[Some records]
(begin)
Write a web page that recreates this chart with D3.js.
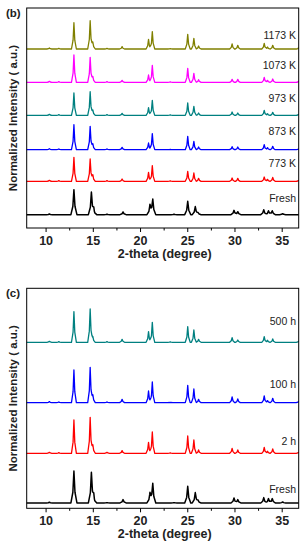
<!DOCTYPE html>
<html>
<head>
<meta charset="utf-8">
<script src="https://cdn.jsdelivr.net/npm/d3@7"></script>
<style>
  body { margin: 0; background: #fff; }
  svg text { font-family: Arial, "Liberation Sans", sans-serif; }
</style>
</head>
<body>
<svg id="chart" width="306" height="550"></svg>
<script>
// peak positions (2-theta, degree)
const heatedPos = [10.4, 11.4, 13.0, 14.72, 15.0, 16.5, 18.1, 20.9, 21.3, 23.2, 25.05, 25.7, 26.2, 29.75, 30.35, 33.15, 33.5, 34.05, 36.8];
const freshPos  = [10.4, 13.0, 14.85, 15.1, 16.5, 18.2, 21.05, 21.35, 23.6, 25.05, 25.85, 26.15, 29.95, 30.35, 33.1, 33.6, 34.0, 35.1];

// (b) peak heights, normalized intensity
const bFresh = [0.02, 0.75, 0.66, 0.16, 0.01, 0.08, 0.30, 0.46, 0.01, 0.40, 0.24, 0.06, 0.13, 0.09, 0.15, 0.12, 0.12, 0.03];
const b773   = [0.03, 0.02, 0.72, 0.67, 0.20, 0.02, 0.07, 0.27, 0.47, 0.01, 0.30, 0.25, 0.09, 0.10, 0.09, 0.13, 0.06, 0.12, 0.03];
const b873   = [0.03, 0.02, 0.75, 0.70, 0.18, 0.02, 0.07, 0.20, 0.48, 0.01, 0.40, 0.25, 0.08, 0.09, 0.08, 0.15, 0.06, 0.10, 0.03];
const b973   = [0.03, 0.02, 0.67, 0.71, 0.16, 0.02, 0.06, 0.23, 0.45, 0.01, 0.37, 0.27, 0.07, 0.10, 0.07, 0.15, 0.05, 0.09, 0.03];
const b1073  = [0.03, 0.02, 0.82, 0.75, 0.18, 0.02, 0.06, 0.22, 0.51, 0.01, 0.42, 0.27, 0.08, 0.09, 0.09, 0.15, 0.06, 0.10, 0.03];
const b1173  = [0.03, 0.02, 0.79, 0.85, 0.21, 0.02, 0.07, 0.29, 0.52, 0.01, 0.44, 0.32, 0.09, 0.15, 0.11, 0.17, 0.06, 0.11, 0.04];

// (c) peak heights
const cFresh = [0.02, 0.96, 0.90, 0.20, 0.01, 0.10, 0.30, 0.58, 0.01, 0.50, 0.31, 0.08, 0.15, 0.10, 0.16, 0.13, 0.13, 0.03];
const c2h    = [0.03, 0.02, 1.00, 1.08, 0.26, 0.03, 0.08, 0.33, 0.64, 0.01, 0.52, 0.40, 0.10, 0.15, 0.10, 0.18, 0.06, 0.13, 0.03];
const c100h  = [0.03, 0.02, 0.98, 1.06, 0.24, 0.02, 0.10, 0.35, 0.62, 0.01, 0.52, 0.41, 0.10, 0.17, 0.11, 0.20, 0.06, 0.13, 0.04];
const c500h  = [0.03, 0.02, 0.92, 1.00, 0.18, 0.02, 0.09, 0.32, 0.60, 0.01, 0.47, 0.37, 0.09, 0.14, 0.07, 0.17, 0.06, 0.10, 0.04];

const bLabels = ['Fresh', '773 K', '873 K', '973 K', '1073 K', '1173 K'];
const cLabels = ['Fresh', '2 h', '100 h', '500 h'];
const bOffsets = [0.4, 1.4, 2.35, 3.38, 4.37, 5.37];
const cOffsets = [0.16, 1.65, 3.17, 4.98];
const xTicks = [10, 15, 20, 25, 30, 35];

const svg = d3.select('#chart');
const left = 26.7, right = 298.7;
const x = d3.scaleLinear().domain([8, 36.8]).range([left, right]);

// sum of narrow triangular peaks, evaluated at every peak foot and apex
function pattern(pos, h, hw) {
  let xs = [8, 36.8];
  pos.forEach(p => xs.push(p - hw, p - hw * 0.35, p, p + hw * 0.35, p + hw));
  xs = xs.filter(v => v >= 8 && v <= 36.8).sort((a, b) => a - b);
  return xs.map(v => {
    let y = 0;
    pos.forEach((p, i) => {
      const d = Math.abs(v - p) / hw;
      // sharp top, slightly flared foot
      if (d < 0.35) y += h[i] * (1 - d * 1.9);
      else if (d < 1) y += h[i] * 0.335 * (1 - d) / 0.65;
    });
    return [v, y];
  });
}

function drawPanel(cfg) {
  const y = d3.scaleLinear().domain([0, 6.6]).range([cfg.bottom, cfg.top]);
  const g = svg.append('g');

  const line = d3.line().x(d => x(d[0])).y(d => y(d[1]));

  cfg.series.forEach((s, i) => {
    const pts = pattern(s.pos, s.h, s.hw).map(d => [d[0], d[1] + cfg.offsets[i]]);
    g.append('path')
      .attr('d', line(pts))
      .attr('fill', 'none')
      .attr('stroke', s.color)
      .attr('stroke-width', s.sw)
      .attr('stroke-linejoin', 'round');

    g.append('text')
      .attr('x', 296)
      .attr('y', y(cfg.offsets[i]) - cfg.lift[i])
      .attr('dy', '0.35em')
      .attr('text-anchor', 'end')
      .attr('font-size', 10.5)
      .attr('fill', '#222')
      .text(cfg.labels[i]);
  });

  // frame
  g.append('rect')
    .attr('x', left).attr('y', cfg.top)
    .attr('width', right - left).attr('height', cfg.bottom - cfg.top)
    .attr('fill', 'none').attr('stroke', '#000').attr('stroke-width', 1);

  // x axis, outward ticks with minor ticks
  const minor = d3.range(7.5, 37, 2.5).filter(v => v > 8 && v < 36.8 && v % 5 !== 0);
  g.append('g')
    .attr('transform', `translate(0,${cfg.bottom})`)
    .call(d3.axisBottom(x).tickValues(minor).tickSize(2.5).tickFormat(''))
    .call(a => a.select('.domain').remove());
  const ax = g.append('g')
    .attr('transform', `translate(0,${cfg.bottom})`)
    .call(d3.axisBottom(x).tickValues(xTicks).tickSize(4).tickPadding(4))
    .call(a => a.select('.domain').remove());
  ax.selectAll('text')
    .attr('font-size', 12.5)
    .attr('font-weight', 'bold')
    .attr('fill', '#222')
    .style('font-family', 'Arial, "Liberation Sans", sans-serif');

  g.append('text')
    .attr('x', (left + right) / 2 + 2)
    .attr('y', cfg.bottom + 30)
    .attr('text-anchor', 'middle')
    .attr('font-size', 12.5)
    .attr('font-weight', 'bold')
    .attr('fill', '#222')
    .text('2-theta (degree)');

  g.append('text')
    .attr('transform', `translate(13,${(cfg.top + cfg.bottom) / 2}) rotate(-90)`)
    .attr('dy', '0.35em')
    .attr('text-anchor', 'middle')
    .attr('font-size', 11.5)
    .attr('font-weight', 'bold')
    .attr('fill', '#222')
    .text('Normalized Intensity ( a.u.)');

  g.append('text')
    .attr('x', 6).attr('y', cfg.top + 5)
    .attr('dy', '0.35em')
    .attr('font-size', 11.5)
    .attr('font-weight', 'bold')
    .attr('fill', '#222')
    .text(cfg.tag);
}

drawPanel({
  tag: '(b)', top: 8, bottom: 228,
  labels: bLabels, offsets: bOffsets,
  lift: [16, 18, 18, 17, 17, 14],
  series: [
    { pos: freshPos, h: bFresh, hw: 0.32, color: '#000000', sw: 1.5 },
    { pos: heatedPos, h: b773, hw: 0.26, color: '#ff0000', sw: 1.3 },
    { pos: heatedPos, h: b873, hw: 0.26, color: '#0000ff', sw: 1.3 },
    { pos: heatedPos, h: b973, hw: 0.26, color: '#008080', sw: 1.3 },
    { pos: heatedPos, h: b1073, hw: 0.26, color: '#ff00ff', sw: 1.3 },
    { pos: heatedPos, h: b1173, hw: 0.26, color: '#808000', sw: 1.3 }
  ]
});

drawPanel({
  tag: '(c)', top: 288.3, bottom: 508.3,
  labels: cLabels, offsets: cOffsets,
  lift: [14, 12, 18, 21],
  series: [
    { pos: freshPos, h: cFresh, hw: 0.32, color: '#000000', sw: 1.5 },
    { pos: heatedPos, h: c2h, hw: 0.26, color: '#ff0000', sw: 1.3 },
    { pos: heatedPos, h: c100h, hw: 0.26, color: '#0000ff', sw: 1.3 },
    { pos: heatedPos, h: c500h, hw: 0.26, color: '#008080', sw: 1.3 }
  ]
});
</script>
</body>
</html>
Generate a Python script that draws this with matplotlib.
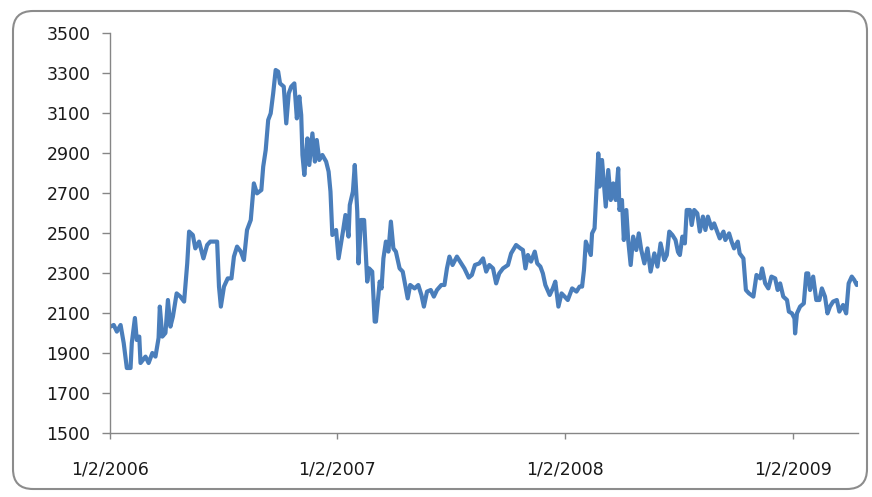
(end)
- [Brief] Please quote the lines of the material, beginning with the first and ending with the one that contains "33.6, 34.0, 35.1];", exactly as written and without any pictures.

- [The answer]
Write a web page that recreates this chart with D3.js.
<!DOCTYPE html>
<html>
<head>
<meta charset="utf-8">
<script src="https://cdn.jsdelivr.net/npm/d3@7"></script>
<style>
  body { margin: 0; background: #fff; }
  svg text { font-family: Arial, "Liberation Sans", sans-serif; }
</style>
</head>
<body>
<svg id="chart" width="306" height="550"></svg>
<script>
// peak positions (2-theta, degree)
const heatedPos = [10.4, 11.4, 13.0, 14.72, 15.0, 16.5, 18.1, 20.9, 21.3, 23.2, 25.05, 25.7, 26.2, 29.75, 30.35, 33.15, 33.5, 34.05, 36.8];
const freshPos  = [10.4, 13.0, 14.85, 15.1, 16.5, 18.2, 21.05, 21.35, 23.6, 25.05, 25.85, 26.15, 29.95, 30.35, 33.1, 33.6, 34.0, 35.1];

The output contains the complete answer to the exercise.